We’ve had dual screen portable gaming introduced by the simplistic game & watch series and further developed into the revolutionary DS line of systems. Nintendo have experimented with 3D since the NES era, working until we were given the best implementation of 3D to date with the 3DS. Motion control has been introduced with the Wii and it’s influence can now be felt throughout the industry. Then we have the games. Nintendo’s 1st and 2nd party titles have over the decades been some of the most undeniably influential games of our time with elements they created now taken for granted in similar titles on all platforms.
The possibilities they give developers with their hardware has allowed 3rd parties ambitious enough to bring truly unique and creative experiences to us that would’ve otherwise been impossible. Nintendo have consistently driven innovation in the gaming industry with creativity being central to everything they do.

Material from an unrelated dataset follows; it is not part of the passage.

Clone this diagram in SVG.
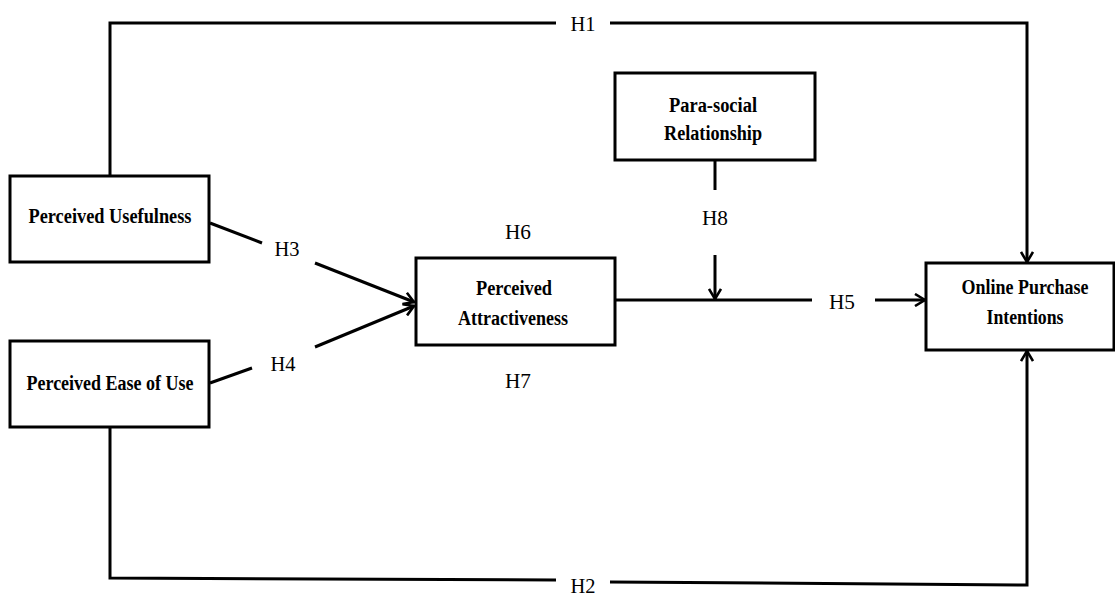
<svg xmlns="http://www.w3.org/2000/svg" width="1115" height="597" viewBox="0 0 1115 597">
<style>
.box{fill:#fff;stroke:#000;stroke-width:3}
.ln{fill:none;stroke:#000;stroke-width:3}
.nt{font-family:"Liberation Serif","Times New Roman",serif;font-weight:bold;font-size:20px;fill:#000;text-anchor:middle}
.lb{font-family:"Liberation Serif","Times New Roman",serif;font-size:21px;fill:#000;text-anchor:middle}
</style>
<defs>
<marker id="ah" viewBox="0 0 14 14" refX="12" refY="7" markerWidth="14" markerHeight="14" markerUnits="userSpaceOnUse" orient="auto">
<path d="M2,1 L12,7 L2,13" fill="none" stroke="#000" stroke-width="2.6"/>
</marker>
</defs>
<rect width="1115" height="597" fill="#fff"/>
<g id="connectors">
<polyline class="ln" points="110,176 110,23 556,23"/>
<polyline class="ln" points="610,23 1027,23 1027,262" marker-end="url(#ah)"/>
<polyline class="ln" points="110,427 110,578 556,580"/>
<polyline class="ln" points="610,582 1027,585 1027,351" marker-end="url(#ah)"/>
<line class="ln" x1="210" y1="223" x2="262" y2="243"/>
<line class="ln" x1="315" y1="263" x2="414" y2="302" marker-end="url(#ah)"/>
<line class="ln" x1="210" y1="383" x2="252" y2="368"/>
<line class="ln" x1="315" y1="347" x2="414" y2="306" marker-end="url(#ah)"/>
<line class="ln" x1="715" y1="160" x2="715" y2="190"/>
<line class="ln" x1="715" y1="255" x2="715" y2="299" marker-end="url(#ah)"/>
<line class="ln" x1="616" y1="300" x2="812" y2="300"/>
<line class="ln" x1="875" y1="300" x2="925" y2="300" marker-end="url(#ah)"/>
<text class="lb" x="583" y="31" textLength="25" lengthAdjust="spacingAndGlyphs">H1</text>
<text class="lb" x="583" y="593" textLength="25" lengthAdjust="spacingAndGlyphs">H2</text>
<text class="lb" x="287" y="256" textLength="25" lengthAdjust="spacingAndGlyphs">H3</text>
<text class="lb" x="283" y="371" textLength="25" lengthAdjust="spacingAndGlyphs">H4</text>
<text class="lb" x="842" y="309" textLength="26" lengthAdjust="spacingAndGlyphs">H5</text>
<text class="lb" x="518" y="239" textLength="26" lengthAdjust="spacingAndGlyphs">H6</text>
<text class="lb" x="518" y="388" textLength="26" lengthAdjust="spacingAndGlyphs">H7</text>
<text class="lb" x="715" y="225" textLength="26" lengthAdjust="spacingAndGlyphs">H8</text>
</g>
<g id="usefulness">
<rect class="box" x="10" y="176" width="199" height="86"/>
<text class="nt" x="110" y="223" textLength="163" lengthAdjust="spacingAndGlyphs">Perceived Usefulness</text>
</g>
<g id="easeofuse">
<rect class="box" x="10" y="341" width="199" height="86"/>
<text class="nt" x="110" y="390" textLength="167" lengthAdjust="spacingAndGlyphs">Perceived Ease of Use</text>
</g>
<g id="attractiveness">
<rect class="box" x="416" y="258" width="199" height="87"/>
<text class="nt" x="514" y="295" textLength="76" lengthAdjust="spacingAndGlyphs">Perceived</text>
<text class="nt" x="513" y="325" textLength="110" lengthAdjust="spacingAndGlyphs">Attractiveness</text>
</g>
<g id="parasocial">
<rect class="box" x="615" y="73" width="200" height="87"/>
<text class="nt" x="713" y="112" textLength="88" lengthAdjust="spacingAndGlyphs">Para-social</text>
<text class="nt" x="713" y="140" textLength="98" lengthAdjust="spacingAndGlyphs">Relationship</text>
</g>
<g id="purchase">
<rect class="box" x="926" y="263" width="188" height="87"/>
<text class="nt" x="1025" y="294" textLength="127" lengthAdjust="spacingAndGlyphs">Online Purchase</text>
<text class="nt" x="1025" y="324" textLength="77" lengthAdjust="spacingAndGlyphs">Intentions</text>
</g>
</svg>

I also believe that Nintendo are the heart of the industry with a morality and respect for customers often lacking from their competitors. Without Nintendo’s creativity, driving of innovation and respect for their community I believe the gaming industry on the whole would be in danger of repeating the mistakes of the 80’s. Without their influence our chosen hobby would stagnate leaving us to play the same games and endless sequels every generation with nothing more than a hike in graphics. I have a collection of over 50 games for my Xbox 360 as it has been my workhorse for much of the last 5 years.

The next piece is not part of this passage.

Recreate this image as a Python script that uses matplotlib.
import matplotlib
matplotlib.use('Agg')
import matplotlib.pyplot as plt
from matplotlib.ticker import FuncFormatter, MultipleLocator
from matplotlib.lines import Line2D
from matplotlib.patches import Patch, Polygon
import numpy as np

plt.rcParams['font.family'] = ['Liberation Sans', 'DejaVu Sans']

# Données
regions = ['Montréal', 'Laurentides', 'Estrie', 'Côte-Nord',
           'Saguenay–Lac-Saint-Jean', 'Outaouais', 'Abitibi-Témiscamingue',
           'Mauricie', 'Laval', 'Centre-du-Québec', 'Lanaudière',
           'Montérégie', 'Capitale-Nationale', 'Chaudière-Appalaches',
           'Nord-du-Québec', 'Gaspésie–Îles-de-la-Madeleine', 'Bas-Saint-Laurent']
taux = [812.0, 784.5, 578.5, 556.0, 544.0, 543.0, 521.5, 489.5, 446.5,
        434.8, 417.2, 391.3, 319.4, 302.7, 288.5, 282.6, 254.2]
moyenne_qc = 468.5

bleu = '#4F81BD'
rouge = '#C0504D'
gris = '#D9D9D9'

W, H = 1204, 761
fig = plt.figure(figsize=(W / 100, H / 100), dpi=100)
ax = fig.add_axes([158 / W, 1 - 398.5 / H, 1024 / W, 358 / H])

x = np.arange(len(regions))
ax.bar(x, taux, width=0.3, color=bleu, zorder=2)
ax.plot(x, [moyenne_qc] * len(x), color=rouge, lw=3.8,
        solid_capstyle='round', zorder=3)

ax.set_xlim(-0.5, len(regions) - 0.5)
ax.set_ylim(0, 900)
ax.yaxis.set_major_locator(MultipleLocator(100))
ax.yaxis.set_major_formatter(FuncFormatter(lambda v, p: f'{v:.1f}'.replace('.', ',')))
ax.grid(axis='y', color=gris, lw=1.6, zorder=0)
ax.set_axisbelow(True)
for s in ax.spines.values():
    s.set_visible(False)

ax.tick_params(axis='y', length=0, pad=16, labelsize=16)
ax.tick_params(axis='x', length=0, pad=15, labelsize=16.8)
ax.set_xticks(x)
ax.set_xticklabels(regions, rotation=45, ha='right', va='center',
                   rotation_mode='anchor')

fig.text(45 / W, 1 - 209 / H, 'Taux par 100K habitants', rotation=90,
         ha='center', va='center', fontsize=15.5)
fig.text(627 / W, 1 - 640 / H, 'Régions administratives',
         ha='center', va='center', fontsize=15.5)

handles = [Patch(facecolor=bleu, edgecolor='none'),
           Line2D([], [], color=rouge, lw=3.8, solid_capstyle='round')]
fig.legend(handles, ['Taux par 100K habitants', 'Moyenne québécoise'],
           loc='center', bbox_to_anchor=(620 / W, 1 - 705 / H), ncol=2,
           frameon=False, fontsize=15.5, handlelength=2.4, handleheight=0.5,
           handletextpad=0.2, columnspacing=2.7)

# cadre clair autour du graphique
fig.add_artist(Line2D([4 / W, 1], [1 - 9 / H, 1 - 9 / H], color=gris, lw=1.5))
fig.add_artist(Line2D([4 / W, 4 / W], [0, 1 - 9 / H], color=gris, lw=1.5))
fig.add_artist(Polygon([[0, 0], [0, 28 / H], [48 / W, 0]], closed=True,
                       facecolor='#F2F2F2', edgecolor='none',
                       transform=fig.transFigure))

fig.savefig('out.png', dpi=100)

Now though I feel I’ve seen everything before, in many cases a few times over. I’m ready for something new, a new experience unlike what I’ve played before and with the Wii U coming later this year I know Nintendo will fill that need. They have integrated so much technology that they’ve spent years perfecting and fine tuning on other systems into the Wii U & Gamepad. They are securing 3rd party support by offering to subsidise development costs for any titles that show good use of the Wii U gamepad.

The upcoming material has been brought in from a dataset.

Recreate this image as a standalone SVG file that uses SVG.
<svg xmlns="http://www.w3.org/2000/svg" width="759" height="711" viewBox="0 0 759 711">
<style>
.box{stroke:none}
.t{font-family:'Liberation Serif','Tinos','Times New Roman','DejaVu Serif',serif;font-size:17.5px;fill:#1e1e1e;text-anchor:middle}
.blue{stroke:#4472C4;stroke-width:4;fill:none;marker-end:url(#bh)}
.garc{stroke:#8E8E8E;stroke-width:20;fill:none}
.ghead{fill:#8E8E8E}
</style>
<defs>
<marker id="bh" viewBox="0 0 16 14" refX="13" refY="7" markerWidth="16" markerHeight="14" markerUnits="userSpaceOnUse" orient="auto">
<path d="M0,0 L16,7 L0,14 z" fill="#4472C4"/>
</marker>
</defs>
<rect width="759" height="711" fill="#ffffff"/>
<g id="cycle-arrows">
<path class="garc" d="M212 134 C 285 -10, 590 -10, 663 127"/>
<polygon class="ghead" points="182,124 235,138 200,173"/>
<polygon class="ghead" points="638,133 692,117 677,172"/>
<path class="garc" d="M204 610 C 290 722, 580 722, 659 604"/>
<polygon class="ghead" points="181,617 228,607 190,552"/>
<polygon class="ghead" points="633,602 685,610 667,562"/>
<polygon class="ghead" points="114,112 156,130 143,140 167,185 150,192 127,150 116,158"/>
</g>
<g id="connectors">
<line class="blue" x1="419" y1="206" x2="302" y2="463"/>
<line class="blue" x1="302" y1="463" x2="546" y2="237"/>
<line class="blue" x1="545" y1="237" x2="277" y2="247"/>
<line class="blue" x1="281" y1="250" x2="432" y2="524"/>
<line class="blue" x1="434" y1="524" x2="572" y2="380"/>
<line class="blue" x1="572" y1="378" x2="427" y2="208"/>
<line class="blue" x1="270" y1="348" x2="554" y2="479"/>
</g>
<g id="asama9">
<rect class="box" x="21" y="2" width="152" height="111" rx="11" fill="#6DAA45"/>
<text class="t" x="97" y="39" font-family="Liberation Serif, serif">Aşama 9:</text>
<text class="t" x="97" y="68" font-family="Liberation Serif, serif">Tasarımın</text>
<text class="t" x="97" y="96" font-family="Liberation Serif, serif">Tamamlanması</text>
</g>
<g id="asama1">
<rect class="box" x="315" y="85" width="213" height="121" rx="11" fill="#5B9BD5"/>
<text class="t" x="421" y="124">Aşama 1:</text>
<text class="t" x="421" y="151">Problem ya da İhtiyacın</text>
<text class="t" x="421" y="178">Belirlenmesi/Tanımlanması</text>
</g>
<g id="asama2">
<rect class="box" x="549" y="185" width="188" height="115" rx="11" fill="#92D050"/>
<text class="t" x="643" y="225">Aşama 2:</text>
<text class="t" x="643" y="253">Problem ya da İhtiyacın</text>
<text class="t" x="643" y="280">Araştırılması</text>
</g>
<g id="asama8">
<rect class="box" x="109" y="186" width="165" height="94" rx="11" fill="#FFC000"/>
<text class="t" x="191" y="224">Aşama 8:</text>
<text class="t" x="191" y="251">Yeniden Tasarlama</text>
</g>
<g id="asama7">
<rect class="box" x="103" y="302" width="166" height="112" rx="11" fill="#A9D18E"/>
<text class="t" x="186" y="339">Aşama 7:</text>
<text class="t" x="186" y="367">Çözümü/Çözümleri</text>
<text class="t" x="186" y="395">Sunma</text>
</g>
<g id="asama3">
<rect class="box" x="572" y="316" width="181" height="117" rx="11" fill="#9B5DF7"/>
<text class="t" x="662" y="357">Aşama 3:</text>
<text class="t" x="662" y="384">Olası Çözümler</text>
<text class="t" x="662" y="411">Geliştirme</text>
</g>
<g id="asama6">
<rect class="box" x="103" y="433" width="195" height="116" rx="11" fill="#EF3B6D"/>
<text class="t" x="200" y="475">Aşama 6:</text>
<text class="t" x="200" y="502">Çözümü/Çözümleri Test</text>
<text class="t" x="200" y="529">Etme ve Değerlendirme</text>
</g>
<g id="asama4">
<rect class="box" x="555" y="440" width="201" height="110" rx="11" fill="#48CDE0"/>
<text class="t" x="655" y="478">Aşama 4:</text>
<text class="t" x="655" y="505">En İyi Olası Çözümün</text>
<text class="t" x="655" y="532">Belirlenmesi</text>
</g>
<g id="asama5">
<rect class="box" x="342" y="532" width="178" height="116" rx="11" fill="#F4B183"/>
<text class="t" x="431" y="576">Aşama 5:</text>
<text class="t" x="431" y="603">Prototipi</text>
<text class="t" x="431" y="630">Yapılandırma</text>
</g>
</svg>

The hardware specs of the console itself are closer to, but more powerful than the current generation by a comfortable margin and will be more than enough to see 3rd parties attracted to the platform.
The Wii U MiiVerse is a genuinely exciting take on an online gaming community that seems to promote cooperation rather than relentless competition which for me at least has gotten very old.
The pricing of the console is already coming in way below expectations with UK preorders available for £279.85 and rumours from supply chains stating a launch price of £250 or lower is still likely. Confirmed launch window games now number around 30, all arriving within the first 3 to 4 months of the consoles’ launch.
Nintendo has addressed all of our concerns, learned from mistakes of the past and if their legacy has taught us anything, it’s that they should never be underestimated.